The highest dune in Europe The powerful Atlantic waves fan into large curves along the smooth sand and over the years have formed large dunes. Some were created artificially to protect the hinterland by forming a windbreak. The highest is the Dune du Pilat, near Arcachon and, once you have made the climb to the top you are rewarded with epic views out to sea, and just as dramatic, vistas inland over the tree tops of the forest des Landes.

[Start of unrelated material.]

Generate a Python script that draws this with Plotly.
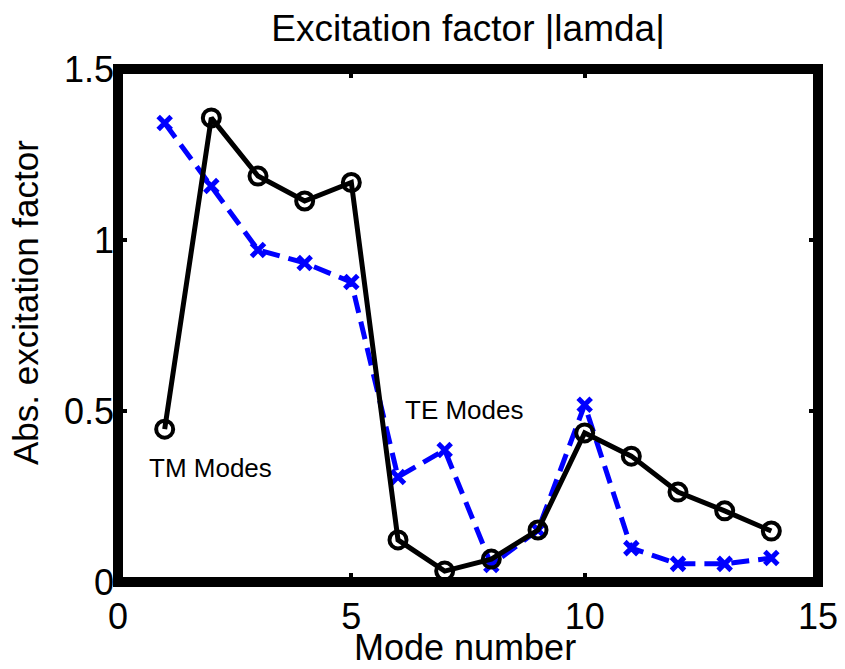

The largest (man-made) forest in Europe Created over a century ago, the Landes pine forest was designed to arrest the problem of erosion along the coastline. It’s 3.5 million acres were designated a national park in 1970 and is today a huge conservation and recreation area. Its unique charms are popular with Parisians who holiday here, many coming to enjoy the miles of way marked trails, the 330 km of cycle paths, riding, canoeing and watersports on the large lakes.  

Tree-lined Canal du Midi

Oldest human habitation The Vézère valley around Les Eyzies in the Dordogne is renowned as the oldest centre of known human habitation in Europe with Cro Magnon remains found in 1868. Lascaux is famously where the world’s most sensational cave paintings were discovered.   

Europe’s oldest canal The Canal du Midi famously links the Atlantic with the Med and crosses the river Garonne at Agen (the second longest canal aqueduct in France).

Biggest producer of quality French wine The Gironde region is responsible for approximately half of all quality French wine production – that’s approximately 400 million bottles of appellation controlée wine annually.